I love Macchia for her food, sure, but also for how she lays everything on the table when you talk to her, whether it's for a CL interview or just gabbing with strangers the counter at her new restaurant during a slow moment. She's frets — about herself, about her food, about the past and the future — and she's unabashedly candid about herself and her path to Diner 437. You can read all about it on CL's food blog.

The problem with love — familial and otherwise — is that it comes with expectations. Add in that I criticize food for a living, and you have me entering Diner 437 for the first time like a beauty pagaent mom ready to deconstruct my little baby's baton-twirling. "You need to smile more, darling," I'd chide. "The eggs were overcooked, and I only mention it because I know how good you are at cooking eggs, baby." It was a tough attitude to break.

Once I did, though, I discovered that Diner 437 fits its space, fits its style and fills a desperately needy dining niche pretty damn well. "I'm so proud of you, baby!"

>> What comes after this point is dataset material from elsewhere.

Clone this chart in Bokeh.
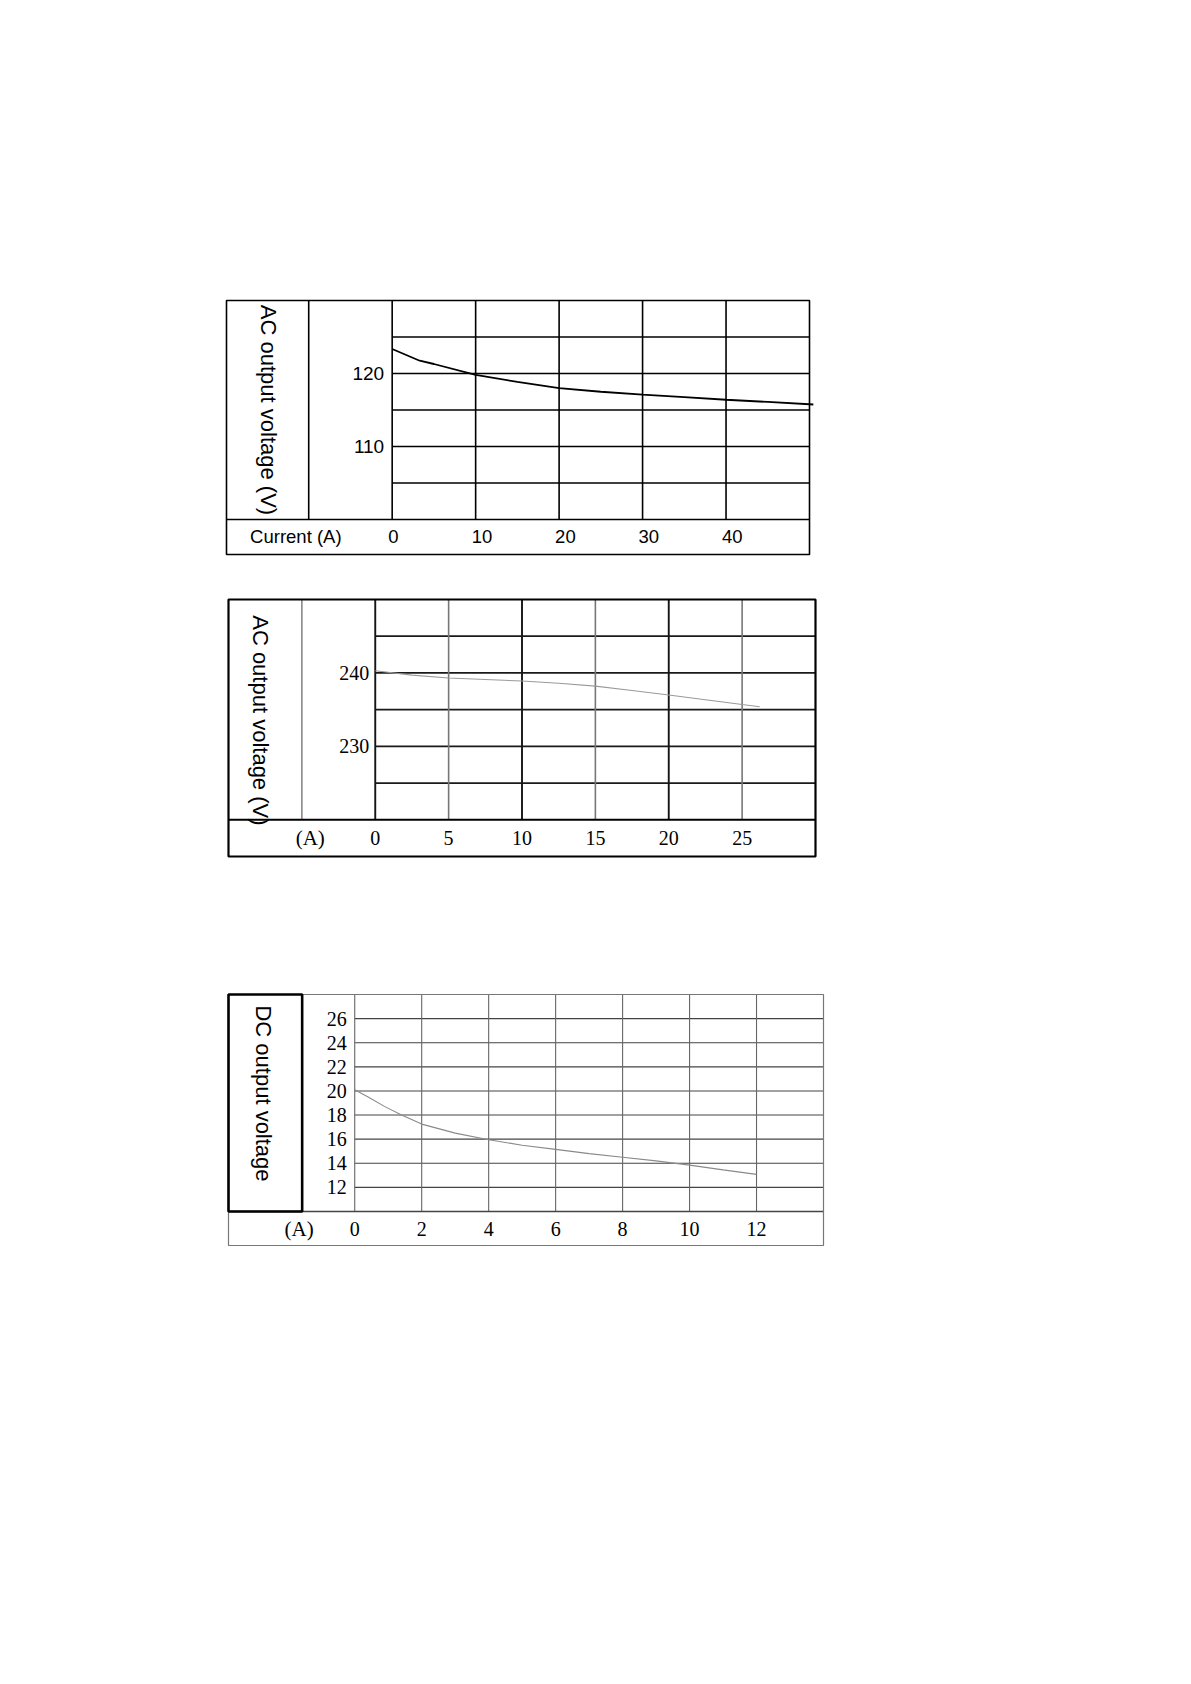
import math
from bokeh.plotting import figure
from bokeh.models import Range1d
from bokeh.layouts import column
from bokeh.embed import file_html
from bokeh.resources import INLINE
from bokeh.core.properties import value

# ---------------- data ----------------
# Chart 1: AC output voltage, 120 V model
ac1_current = [0, 3.3, 5, 10, 15, 20, 25, 30, 35, 40, 45, 50.5]
ac1_voltage = [123.35, 121.75, 121.3, 119.8, 118.85, 118.0, 117.5, 117.1, 116.75, 116.4, 116.1, 115.75]
ac1_xticks = [0, 10, 20, 30, 40]
ac1_xgrid = [0, 10, 20, 30, 40]
ac1_yticks = [110, 120]
ac1_ygrid = [105, 110, 115, 120, 125]
ac1_ylabel = "AC output voltage (V)"
ac1_xlabel = "Current (A)"

# Chart 2: AC output voltage, 240 V model
ac2_current = [0, 2.5, 5, 7.5, 10, 12.5, 15, 17.5, 20, 22.5, 25, 26.2]
ac2_voltage = [240.3, 239.7, 239.3, 239.1, 238.9, 238.6, 238.2, 237.6, 237.0, 236.35, 235.7, 235.4]
ac2_xticks = [0, 5, 10, 15, 20, 25]
ac2_xgrid_light = [5, 15, 25]
ac2_xgrid_dark = [0, 10, 20]
ac2_yticks = [230, 240]
ac2_ygrid = [225, 230, 235, 240, 245]
ac2_ylabel = "AC output voltage (V)"
ac2_xlabel = "(A)"

# Chart 3: DC output voltage
dc_current = [0, 0.4, 0.9, 1.4, 2, 3, 4, 5, 6, 7, 8, 9, 10, 11, 12]
dc_voltage = [20.1, 19.5, 18.7, 18.0, 17.25, 16.5, 15.95, 15.5, 15.15, 14.8, 14.5, 14.2, 13.85, 13.45, 13.08]
dc_xticks = [0, 2, 4, 6, 8, 10, 12]
dc_xgrid = [0, 2, 4, 6, 8, 10, 12]
dc_yticks = [12, 14, 16, 18, 20, 22, 24, 26]
dc_ygrid = [12, 14, 16, 18, 20, 22, 24, 26]
dc_ylabel = "DC output voltage"
dc_xlabel = "(A)"

SANS = value("Liberation Sans")
SERIF = value("Liberation Serif")
PAD = 4


def make_fig(xl, xr, yb, yt, sx, sy, top, bottom=20, right=20, pad_left=PAD):
    fw = int(round((xr - xl) * sx)) + pad_left + PAD
    fh = int(round((yt - yb) * sy)) + 2 * PAD
    p = figure(frame_width=fw, frame_height=fh,
               x_range=Range1d(xl - pad_left / sx, xr + PAD / sx),
               y_range=Range1d(yb - PAD / sy, yt + PAD / sy),
               x_axis_location=None, y_axis_location=None,
               output_backend="svg", toolbar_location=None,
               min_border_left=224, min_border_top=top - PAD,
               min_border_bottom=bottom, min_border_right=right)
    p.xgrid.grid_line_color = None
    p.ygrid.grid_line_color = None
    p.outline_line_color = None
    p.background_fill_color = "white"
    p.border_fill_color = "white"
    return p


def vlines(p, xs, y0, y1, color, width):
    p.multi_line(xs=[[x, x] for x in xs], ys=[[y0, y1] for _ in xs],
                 line_color=color, line_width=width)


def hlines(p, ys, x0, x1, color, width):
    p.multi_line(xs=[[x0, x1] for _ in ys], ys=[[y, y] for y in ys],
                 line_color=color, line_width=width)


# ---------------- chart 1 ----------------
X1L, X1R, Y1B, Y1T, ROW1 = -19.85, 50, 95.2, 130, 100
DIV1 = -10
p1 = make_fig(X1L, X1R, Y1B, Y1T, 8.35, 7.3, top=300, bottom=20, right=22, pad_left=2)
p1.quad(left=[X1L], right=[X1R], bottom=[Y1B], top=[Y1T], fill_color=None,
        line_color="black", line_width=1.6)
hlines(p1, [ROW1], X1L, X1R, "black", 1.6)
vlines(p1, [DIV1], ROW1, Y1T, "black", 1.6)
vlines(p1, ac1_xgrid, ROW1, Y1T, "black", 1.6)
hlines(p1, ac1_ygrid, 0, X1R, "black", 1.6)
p1.line(ac1_current, ac1_voltage, line_color="black", line_width=1.8)
row1_mid = (ROW1 + Y1B) / 2
p1.text(x=[0] * len(ac1_yticks), y=ac1_yticks, text=[str(v) for v in ac1_yticks],
        text_font=SANS, text_font_size="19px", text_align="right",
        text_baseline="middle", x_offset=-8, text_color="black")
p1.text(x=ac1_xticks, y=[row1_mid] * len(ac1_xticks), text=[str(v) for v in ac1_xticks],
        text_font=SANS, text_font_size="18.5px", text_align="left",
        text_baseline="middle", x_offset=-4, text_color="black")
p1.text(x=[-11.54], y=[row1_mid], text=[ac1_xlabel], text_font=SANS,
        text_font_size="18.5px", text_align="center", text_baseline="middle",
        text_color="black")
p1.text(x=[-14.85], y=[(ROW1 + Y1T) / 2], text=[ac1_ylabel], angle=-math.pi / 2,
        text_font=SANS, text_font_size="22px", text_align="center",
        text_baseline="middle", text_color="black")

# ---------------- chart 2 ----------------
X2L, X2R, Y2B, Y2T, ROW2 = -10, 30, 215, 250, 220
DIV2 = -5
p2 = make_fig(X2L, X2R, Y2B, Y2T, 14.68, 7.35, top=21, bottom=20)
hlines(p2, ac2_ygrid, 0, X2R, "#1a1a1a", 1.8)
vlines(p2, ac2_xgrid_light, ROW2, Y2T, "#777777", 1.6)
vlines(p2, ac2_xgrid_dark, ROW2, Y2T, "#151515", 1.9)
vlines(p2, [DIV2], ROW2, Y2T, "#888888", 1.6)
hlines(p2, [ROW2], X2L, X2R, "black", 2.0)
p2.quad(left=[X2L], right=[X2R], bottom=[Y2B], top=[Y2T], fill_color=None,
        line_color="black", line_width=2.2)
p2.line(ac2_current, ac2_voltage, line_color="#9a9a9a", line_width=1.1)
row2_mid = (ROW2 + Y2B) / 2
p2.text(x=[0] * len(ac2_yticks), y=ac2_yticks, text=[str(v) for v in ac2_yticks],
        text_font=SERIF, text_font_size="20px", text_align="right",
        text_baseline="middle", x_offset=-6, text_color="black")
p2.text(x=ac2_xticks, y=[row2_mid] * len(ac2_xticks), text=[str(v) for v in ac2_xticks],
        text_font=SERIF, text_font_size="20px", text_align="center",
        text_baseline="middle", text_color="black")
p2.text(x=[-4.43], y=[row2_mid], text=[ac2_xlabel], text_font=SERIF,
        text_font_size="21px", text_align="center", text_baseline="middle",
        text_color="black")
p2.text(x=[-7.83], y=[247.86], text=[ac2_ylabel], angle=-math.pi / 2,
        text_font=SANS, text_font_size="22px", text_align="left",
        text_baseline="middle", text_color="black")

# ---------------- chart 3 ----------------
X3L, X3R, Y3B, Y3T, ROW3 = -3.77, 14, 7.18, 28, 10
LAB3 = -1.57
p3 = make_fig(X3L, X3R, Y3B, Y3T, 33.47, 12.07, top=114, bottom=20)
hlines(p3, dc_ygrid, 0, X3R, "#444444", 1.1)
vlines(p3, dc_xgrid, ROW3, Y3T, "#666666", 1.1)
hlines(p3, [ROW3], X3L, X3R, "#444444", 1.3)
p3.quad(left=[X3L], right=[X3R], bottom=[Y3B], top=[Y3T], fill_color=None,
        line_color="#777777", line_width=1.2)
p3.quad(left=[X3L], right=[LAB3], bottom=[ROW3], top=[Y3T], fill_color=None,
        line_color="black", line_width=2.6)
p3.line(dc_current, dc_voltage, line_color="#8a8a8a", line_width=1.1)
row3_mid = (ROW3 + Y3B) / 2
p3.text(x=[0] * len(dc_yticks), y=dc_yticks, text=[str(v) for v in dc_yticks],
        text_font=SERIF, text_font_size="20px", text_align="right",
        text_baseline="middle", x_offset=-8, text_color="black")
p3.text(x=dc_xticks, y=[row3_mid] * len(dc_xticks), text=[str(v) for v in dc_xticks],
        text_font=SERIF, text_font_size="20px", text_align="center",
        text_baseline="middle", text_color="black")
p3.text(x=[-1.66], y=[row3_mid], text=[dc_xlabel], text_font=SERIF,
        text_font_size="21px", text_align="center", text_baseline="middle",
        text_color="black")
p3.text(x=[-2.72], y=[27.09], text=[dc_ylabel], angle=-math.pi / 2,
        text_font=SANS, text_font_size="22px", text_align="left",
        text_baseline="middle", text_color="black")

layout = column(p1, p2, p3)
open("out.html", "w").write(file_html(layout, INLINE))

Macchia took the gastropub menu she developed while waiting for Shackleton's and peppered it with diner-style influences for the new spot. It's fine-dining ratcheted back a notch, or low-end ratcheted up. That means that you can have breakfast all day, but hash is dotted with bits of aggressively seasoned salmon or tender hunks of duck alongside cubes of poatato that are nigh-perfect — crackling-crisp outside and creamy in the center. French toast is constructed out of rich slabs of brioche browned a deep gold on the griddle.

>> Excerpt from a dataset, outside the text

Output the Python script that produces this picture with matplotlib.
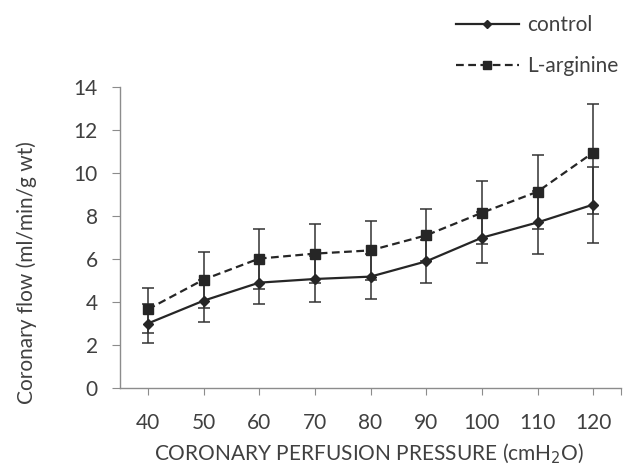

Sandwich tropes recieve the same playful treatment, where Macchia transforms egg salad into a few deviled eggs crushed between two slices of toasted brioche, the gooey filling oozing out the sides. Tuna salad is turned into seared tuna layered with avocado and jalapeno dressing on hearty wheatberry bread, while a BLT loaded with sweet bacon and thin slices of plum tomatoes is stacked high with simple, meaty lobster salad.

My biggest criticism of the lunch-time side of Diner 437's menu may also be its genius: although the dishes are elaborated by Macchia, they're all simple. Too simple for me, maybe, but the average person who finds themselves bellying up to the bar to give the place a try might find that these fancified takes on classics are more approachable than they thought.

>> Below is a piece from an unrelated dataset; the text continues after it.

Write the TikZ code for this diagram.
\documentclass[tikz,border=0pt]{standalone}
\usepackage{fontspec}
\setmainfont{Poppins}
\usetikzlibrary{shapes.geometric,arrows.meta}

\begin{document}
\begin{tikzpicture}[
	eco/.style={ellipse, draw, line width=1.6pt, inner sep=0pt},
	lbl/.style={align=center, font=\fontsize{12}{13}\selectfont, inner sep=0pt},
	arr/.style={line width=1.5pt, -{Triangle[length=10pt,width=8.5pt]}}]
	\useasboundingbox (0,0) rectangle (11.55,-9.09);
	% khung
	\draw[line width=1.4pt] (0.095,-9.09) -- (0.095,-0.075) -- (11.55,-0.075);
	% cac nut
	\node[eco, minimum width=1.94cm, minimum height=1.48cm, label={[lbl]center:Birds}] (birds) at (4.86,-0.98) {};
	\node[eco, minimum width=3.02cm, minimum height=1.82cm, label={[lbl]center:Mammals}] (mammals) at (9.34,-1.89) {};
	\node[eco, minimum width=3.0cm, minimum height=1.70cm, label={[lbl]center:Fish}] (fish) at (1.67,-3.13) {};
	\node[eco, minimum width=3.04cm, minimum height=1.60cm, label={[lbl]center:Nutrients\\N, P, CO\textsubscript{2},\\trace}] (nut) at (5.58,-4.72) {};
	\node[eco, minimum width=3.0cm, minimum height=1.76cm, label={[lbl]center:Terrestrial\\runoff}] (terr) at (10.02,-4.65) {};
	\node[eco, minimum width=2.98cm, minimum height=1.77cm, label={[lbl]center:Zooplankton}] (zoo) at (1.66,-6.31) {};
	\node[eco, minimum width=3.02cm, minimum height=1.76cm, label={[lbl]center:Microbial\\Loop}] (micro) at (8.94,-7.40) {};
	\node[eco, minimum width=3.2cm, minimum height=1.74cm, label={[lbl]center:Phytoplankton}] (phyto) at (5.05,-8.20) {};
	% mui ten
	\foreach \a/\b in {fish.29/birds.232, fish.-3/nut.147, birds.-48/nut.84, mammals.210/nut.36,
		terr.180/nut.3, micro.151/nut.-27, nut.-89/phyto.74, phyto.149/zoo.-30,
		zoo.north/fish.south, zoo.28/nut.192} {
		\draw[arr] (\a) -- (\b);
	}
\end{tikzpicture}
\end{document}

Diner 437's dinner offerings continue that trend. Chopped Kobe beef steak is a rich man's shepherds pie, the meat exceptionally beefy, tender and doused in a mushroom gravy that adds flavor without hiding the Kobe underneath. Skirt steak, even when ordered medium by one of my guests, melts in your mouth and leaves behind a sensation of sweet citrus glaze without ever losing its caramelized, salty steak flavor.

Macchia's finger foods deserve a return to pagaent-mom nitpicking. Although deep-fried asparagus and green beans coated in crunchy cornmeal are fantastic, house-made pretzels are so dense even the incredible side of house-mustard dotted with whole seeds and laced with beer can't save them. Wings are tasty, but nothing special, and a small loaf of bread doused in creamy gorgonzola sauce is bafflingly annoying to eat.

But then all is forgiven thanks to a plate of french fries cooked in duck fat with a side of incredible garlic aoili. Only available after 4 p.m., Thursday through Saturday, these mottled-brown masterpieces put Diner 437's weekday, pre-fab shoestring fries to shame.

Desserts were never Macchia's strong suit, she freely admits, so she keeps it simple here. Fry some pound cake on the griddle, top with ice cream and douse in thick berry sauce and call it a day. Milkshakes are better, but ideally you downed one of those while waiting for your food, or maybe sampled a Guinness ice cream float drizzled with honey instead of sampling the minimal beer and wine list. Let it melt a bit, and the cream and sugar transforms the bitter stout into both a better beer and a tasty dessert.

So do I judge the performance of Macchia as a loving fan or a straight-up objective critic? In the end it turns out the same, either way. Macchia took an affordable but upscale diner concept and pushed it, but not fare enough to break the envelope. People of all types will find things to like here, and it's likely to get even better as the restaurant stabilizes its staff and finds its footing.